| Rapid Assessment Procedures: Qualitative Methodologies for Planning and Evaluation of Health Related Programmes (International Nutrition Foundation for Developing Countries - INFDC, 1992, 528 pages) |
| Section II: Development and applications of rapid assessment procedures in Africa, Asia and the Americas |
![]() | 21. Interview-based diagnosis of illness and causes of death in children |
Certain diseases have characteristic symptoms and signs that, in association often form a relatively distinct clinical syndrome. The objective of an interview based diagnosis is to identify such medical syndromes using information about the illness elicited from relatives, and the approach is most useful when the characteristic symptoms and signs of the disease are sufficiently distinctive to differentiate the disease of interest from other conditions with which it might be confused. In essence the interview attempts to replicate elements of a conventional medical history used to establish a differential diagnosis (i.e., a list of conditions consistent with a patient's symptoms and signs). However, unlike a physician's diagnosis, the interview may not establish a definitive diagnosis because there is no confirmatory information derived from physical examination by a trained health professional, nor information from medical investigations, laboratory tests or autopsy. There is, therefore, inevitable uncertainty in the accuracy of verbal autopsy diagnosis.
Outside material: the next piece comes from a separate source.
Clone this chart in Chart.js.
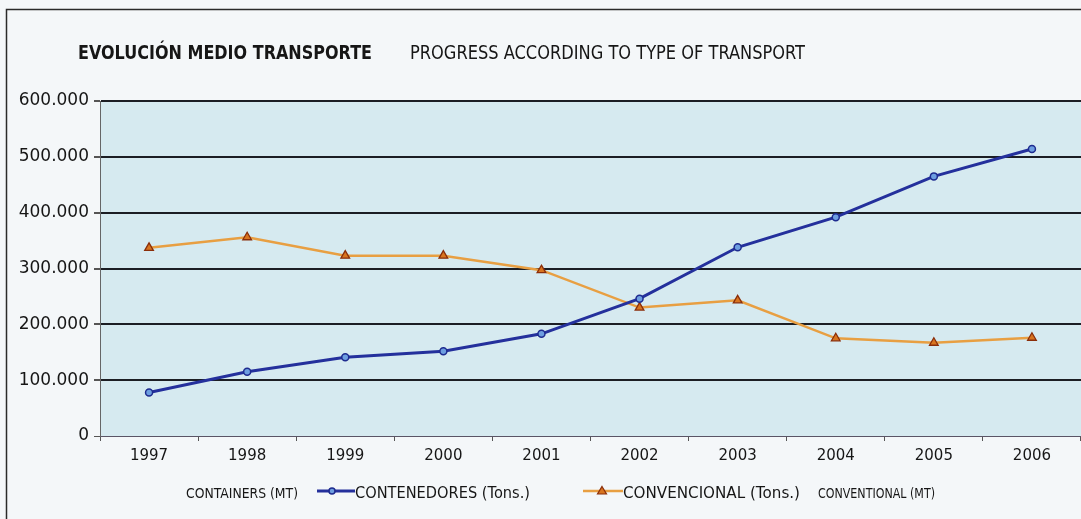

There are only a limited number of diseases that present sufficiently distinct syndromes to be potentially suitable for verbal autopsy diagnosis. In children, these include acute conditions such as neonatal tetanus, prematurity/low birth weight and birth injury, measles, diarrhoea/dysentery, acute lower respiratory infection (ALRI), pertussis, meningitis, and injury [1]. However, malaria and chronic conditions such as tuberculosis (TB), nutritional deficiency and AIDS present serious difficulty in diagnosis [1]. The main focus of research has been on diseases that constitute common causes of morbidity and mortality amenable to prevention or treatment.